A little south of the Glacier Peak Wilderness, the high divide
separating the broad glacier-carved valleys of the Entiat and
Chiwawa broadens into a plateau, which is drained by the Mad River.
Much of the Mad River drainage and adjoining wild lands form the
70,000 acre Entiat Roadless Area.
Every September, I eagerly pack up and trek into the upper Mad
River country for a multi-day comune with Nature. Unlike most
Wilderness areas, exploring this area doesn’t requre vicious
elevation gains or white-knuckled scrambles. The terrain here
is gently rolling, with wild forests punctuated by small meadows,
a few overlooks from high ridges and countless tiny streams lined
with lush subalpine greenery.
Bright green meadows sprinkled with colorful flowers in summer,
deep blue buds of the late-blooming gentian amidst fading leaves
of gold, brown and crimson in autumn, encounters with deer, elk,
bear, grouse, hawks, owls, frogs, fish and coyotes – enrich my
hiking experiences and fill my memories of this place.
In the evenings, I hear nothing but the wind, some owls, maybe
a coyote. Why no other campers, you wonder? All of the over 100
miles of trail in this area are National Forest ‘Multiple
Use’ and open to motorcycles!
Shutting out Hikers
Over the years, trails originally built for the feet of people
and horses were ‘improved’ for motorbikes with concrete
blocks to harden corners and wet spots. The grossly unfair IAC/NOVA
funding from our state gas tax has paid for the majority of these
conversions from bootpaths to ORV raceways. As trails were converted,
motorcycle use increased and hiking use declined.
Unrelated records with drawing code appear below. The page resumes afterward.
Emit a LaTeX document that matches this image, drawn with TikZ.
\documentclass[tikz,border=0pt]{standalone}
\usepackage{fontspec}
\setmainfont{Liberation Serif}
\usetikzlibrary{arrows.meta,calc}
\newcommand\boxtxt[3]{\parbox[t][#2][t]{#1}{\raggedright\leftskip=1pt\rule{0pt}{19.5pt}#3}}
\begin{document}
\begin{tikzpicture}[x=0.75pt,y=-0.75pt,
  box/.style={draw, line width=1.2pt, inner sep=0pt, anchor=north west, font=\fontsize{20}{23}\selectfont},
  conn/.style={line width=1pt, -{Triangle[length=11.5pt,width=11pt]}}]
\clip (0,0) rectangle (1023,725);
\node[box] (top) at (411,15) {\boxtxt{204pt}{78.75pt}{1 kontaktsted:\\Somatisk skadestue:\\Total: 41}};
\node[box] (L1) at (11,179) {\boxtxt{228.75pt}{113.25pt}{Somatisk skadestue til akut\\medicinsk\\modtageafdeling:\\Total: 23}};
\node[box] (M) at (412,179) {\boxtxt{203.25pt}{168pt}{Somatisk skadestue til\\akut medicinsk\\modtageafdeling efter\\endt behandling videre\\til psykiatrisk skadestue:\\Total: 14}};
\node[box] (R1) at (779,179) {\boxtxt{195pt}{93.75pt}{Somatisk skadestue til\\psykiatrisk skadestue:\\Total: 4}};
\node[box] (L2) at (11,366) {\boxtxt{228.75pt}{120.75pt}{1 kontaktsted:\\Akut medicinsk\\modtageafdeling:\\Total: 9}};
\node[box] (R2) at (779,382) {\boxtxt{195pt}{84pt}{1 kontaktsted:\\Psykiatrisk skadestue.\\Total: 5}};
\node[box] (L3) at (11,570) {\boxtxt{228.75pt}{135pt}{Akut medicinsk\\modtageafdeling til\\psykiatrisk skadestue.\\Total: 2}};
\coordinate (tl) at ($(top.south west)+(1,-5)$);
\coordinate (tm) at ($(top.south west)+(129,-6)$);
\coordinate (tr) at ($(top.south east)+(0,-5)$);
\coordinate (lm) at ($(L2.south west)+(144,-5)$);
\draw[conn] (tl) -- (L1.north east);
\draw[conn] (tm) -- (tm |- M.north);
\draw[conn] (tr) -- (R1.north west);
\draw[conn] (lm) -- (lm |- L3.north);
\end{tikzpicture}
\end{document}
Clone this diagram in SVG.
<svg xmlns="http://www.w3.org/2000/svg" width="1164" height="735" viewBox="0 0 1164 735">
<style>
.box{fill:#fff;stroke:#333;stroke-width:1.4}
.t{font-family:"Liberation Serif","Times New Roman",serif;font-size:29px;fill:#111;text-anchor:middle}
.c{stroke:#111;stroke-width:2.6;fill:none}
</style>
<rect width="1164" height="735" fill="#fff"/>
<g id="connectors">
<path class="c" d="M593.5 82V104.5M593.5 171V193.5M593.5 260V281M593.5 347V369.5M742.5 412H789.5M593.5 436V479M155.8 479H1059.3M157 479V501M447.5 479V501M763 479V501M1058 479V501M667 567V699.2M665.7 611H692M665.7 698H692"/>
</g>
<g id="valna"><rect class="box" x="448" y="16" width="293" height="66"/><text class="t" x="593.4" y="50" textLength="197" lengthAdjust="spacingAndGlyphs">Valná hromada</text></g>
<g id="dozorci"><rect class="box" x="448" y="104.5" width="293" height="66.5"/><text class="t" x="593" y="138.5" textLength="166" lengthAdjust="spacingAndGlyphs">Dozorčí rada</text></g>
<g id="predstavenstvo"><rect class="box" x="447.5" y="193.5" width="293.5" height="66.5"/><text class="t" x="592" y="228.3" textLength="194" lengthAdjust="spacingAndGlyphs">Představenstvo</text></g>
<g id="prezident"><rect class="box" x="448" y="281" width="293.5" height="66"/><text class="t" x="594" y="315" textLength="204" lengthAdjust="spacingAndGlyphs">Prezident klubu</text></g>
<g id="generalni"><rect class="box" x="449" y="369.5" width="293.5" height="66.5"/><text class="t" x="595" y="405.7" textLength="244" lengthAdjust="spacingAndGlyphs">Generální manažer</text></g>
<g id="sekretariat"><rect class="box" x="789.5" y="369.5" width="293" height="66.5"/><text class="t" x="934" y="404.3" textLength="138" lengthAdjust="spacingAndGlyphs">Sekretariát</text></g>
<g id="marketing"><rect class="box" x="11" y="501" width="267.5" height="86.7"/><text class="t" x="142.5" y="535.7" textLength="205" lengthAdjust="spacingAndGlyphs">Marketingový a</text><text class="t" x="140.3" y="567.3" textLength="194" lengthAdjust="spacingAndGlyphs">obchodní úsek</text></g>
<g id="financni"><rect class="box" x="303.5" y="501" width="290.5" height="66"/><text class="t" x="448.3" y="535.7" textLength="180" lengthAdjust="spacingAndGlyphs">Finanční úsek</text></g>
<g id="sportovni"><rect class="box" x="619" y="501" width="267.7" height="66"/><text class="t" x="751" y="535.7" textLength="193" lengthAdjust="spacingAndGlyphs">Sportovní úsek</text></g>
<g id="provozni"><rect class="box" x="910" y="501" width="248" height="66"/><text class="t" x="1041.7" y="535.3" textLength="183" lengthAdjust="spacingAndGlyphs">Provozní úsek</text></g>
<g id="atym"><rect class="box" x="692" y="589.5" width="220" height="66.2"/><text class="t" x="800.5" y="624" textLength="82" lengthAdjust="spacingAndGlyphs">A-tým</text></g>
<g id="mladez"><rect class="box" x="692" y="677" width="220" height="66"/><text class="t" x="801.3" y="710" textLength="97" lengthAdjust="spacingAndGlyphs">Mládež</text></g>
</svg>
Why do I continue to hike on these trails? I certainly don’t
enjoy having my peaceful Nature experience shattered by the noise
and smell of motor vehicles in the wilds. Nor do I enjoy seeing
the tire tracks and dipping my boots in deep wheel ruts. Although I seldom have encountered the throngs described Spring and Manning’s
100 Hikes series of books, motorcycle encounters are common.
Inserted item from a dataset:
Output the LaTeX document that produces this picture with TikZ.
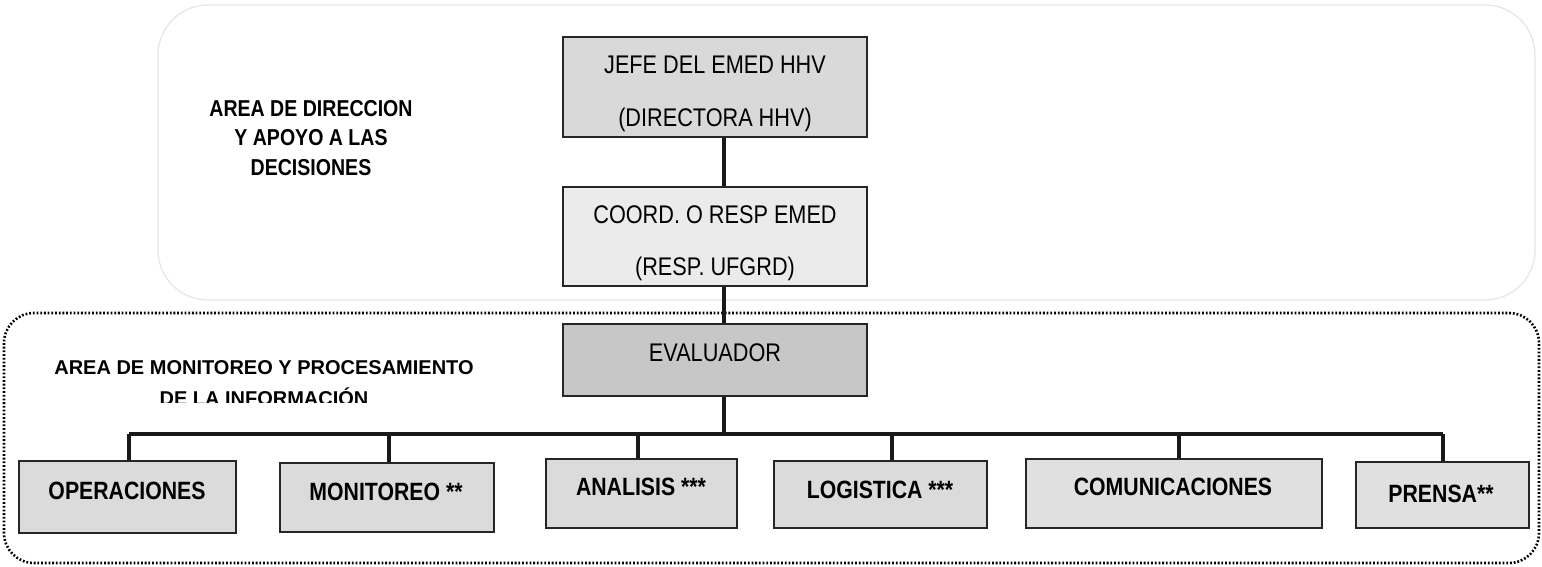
\documentclass[tikz,border=0pt]{standalone}
\usepackage{fontspec}
\setmainfont{Liberation Sans}[FakeStretch=0.85]
\newfontfamily\widefont{Liberation Sans}
\begin{document}
\begin{tikzpicture}[x=1pt,y=-1pt,
  box/.style={draw=black!85,line width=2.6pt,rectangle,inner sep=0pt},
  boxtxt/.style={anchor=base,inner sep=0pt,font=\fontsize{25.5}{30}\selectfont},
  bottxt/.style={anchor=base,inner sep=0pt,font=\fontsize{25}{30}\selectfont\bfseries},
  areatxt/.style={anchor=base,inner sep=0pt,font=\fontsize{23}{28}\selectfont\bfseries},
  areatxtb/.style={anchor=base,inner sep=0pt,font=\widefont\fontsize{20}{28}\selectfont\bfseries},
  conn/.style={line width=3.4pt,draw=black!90}]
\useasboundingbox (0,0) rectangle (1542,566);
% area frames
\draw[draw=black!10,line width=1.2pt,rounded corners=50pt] (158,5) rectangle (1535,300);
\draw[line width=2.6pt,dash pattern=on 1.8pt off 1.9pt,rounded corners=30pt] (4,313) rectangle (1539,563);
% area labels
\node[areatxt] (a1l1) at (311,116) {AREA DE DIRECCION};
\node[areatxt] (a1l2) at (311,145.5) {Y APOYO A LAS};
\node[areatxt] (a1l3) at (311,175) {DECISIONES};
\node[areatxtb] (a2l1) at (264,374) {AREA DE MONITOREO Y PROCESAMIENTO};
\begin{scope}
\clip (0,380) rectangle (600,402);
\node[areatxtb] (a2l2) at (264,405) {DE LA INFORMACIÓN};
\end{scope}
% boxes
\node[box,fill=black!15,minimum width=304pt,minimum height=100pt] (jefe) at (715,87) {};
\node[box,fill=black!8,minimum width=304pt,minimum height=99pt] (coord) at (715,236.5) {};
\node[box,fill=black!22,minimum width=304pt,minimum height=72pt] (eval) at (715,360) {};
\node[box,fill=black!14,minimum width=217pt,minimum height=72pt] (ops) at (127.5,497) {};
\node[box,fill=black!14,minimum width=214pt,minimum height=69pt] (mon) at (387,497.5) {};
\node[box,fill=black!14,minimum width=191pt,minimum height=69pt] (ana) at (641.5,493.5) {};
\node[box,fill=black!14,minimum width=213pt,minimum height=67pt] (log) at (880.5,494.5) {};
\node[box,fill=black!12,minimum width=296pt,minimum height=69pt] (com) at (1174,493.5) {};
\node[box,fill=black!12,minimum width=173pt,minimum height=66pt] (pre) at (1442.5,495) {};
% texts
\node[boxtxt] (jefe1) at (715,73) {JEFE DEL EMED HHV};
\node[boxtxt] (jefe2) at (715,126) {(DIRECTORA HHV)};
\node[boxtxt] (coord1) at (715,223) {COORD. O RESP EMED};
\node[boxtxt] (coord2) at (715,275) {(RESP. UFGRD)};
\node[boxtxt] (eval1) at (715,361) {EVALUADOR};
\node[bottxt] (ops1) at (127,499) {OPERACIONES};
\node[bottxt] (mon1) at (386,500) {MONITOREO **};
\node[bottxt] (ana1) at (641,495) {ANALISIS ***};
\node[bottxt] (log1) at (880,498) {LOGISTICA ***};
\node[bottxt] (com1) at (1173,495) {COMUNICACIONES};
\node[bottxt] (pre1) at (1441,502) {PRENSA**};
% connectors
\coordinate (d1) at (129,434);
\coordinate (d2) at (389,434);
\coordinate (d3) at (638,434);
\coordinate (d4) at (892,434);
\coordinate (d5) at (1179,434);
\coordinate (d6) at (1443,434);
\coordinate (dm) at (724,434);
\draw[conn] ([xshift=9pt]jefe.south) -- ([xshift=9pt]coord.north);
\draw[conn] ([xshift=9pt]coord.south) -- ([xshift=9pt]eval.north);
\draw[conn] ([xshift=9pt]eval.south) -- (dm);
\draw[conn] (d1) -- (d6);
\draw[conn] (d1) -- (d1 |- ops.north);
\draw[conn] (d2) -- (d2 |- mon.north);
\draw[conn] (d3) -- (d3 |- ana.north);
\draw[conn] (d4) -- (d4 |- log.north);
\draw[conn] (d5) -- (d5 |- com.north);
\draw[conn] (d6) -- (d6 |- pre.north);
\end{tikzpicture}
\end{document}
This beautiful place has much to offer that can’t be found
elsewhere. ORV encounters aren1t quite as bad as I imagined, and
I adjust my behavior to avoid them, if possible.
But it is about to get worse. The Wenatchee National Forest has
at least three projects in the works to ‘improve’
more trails for wheels and create more loop trail connections
I certainly won’t enjoy seeing scenes like this on my beloved trails, regardless of how profitable they may be for some:
ONSLAUGHT OF NEW ORV TRAIL PROJECTS
A little over a year ago, the Lake Wenatchee District approved
the paperwork to contruct the Goose/Maverick Tie Trail and connect
an ORV campground to the Mad River Trail system. In Twentyfive
Mile Creek near Lake Chelan, at the other end of the 200+ mile
ORV trail system, the Chelan Ranger District is planning ORV campground
improvements and a new ORV loop trail in the Ramona Park project.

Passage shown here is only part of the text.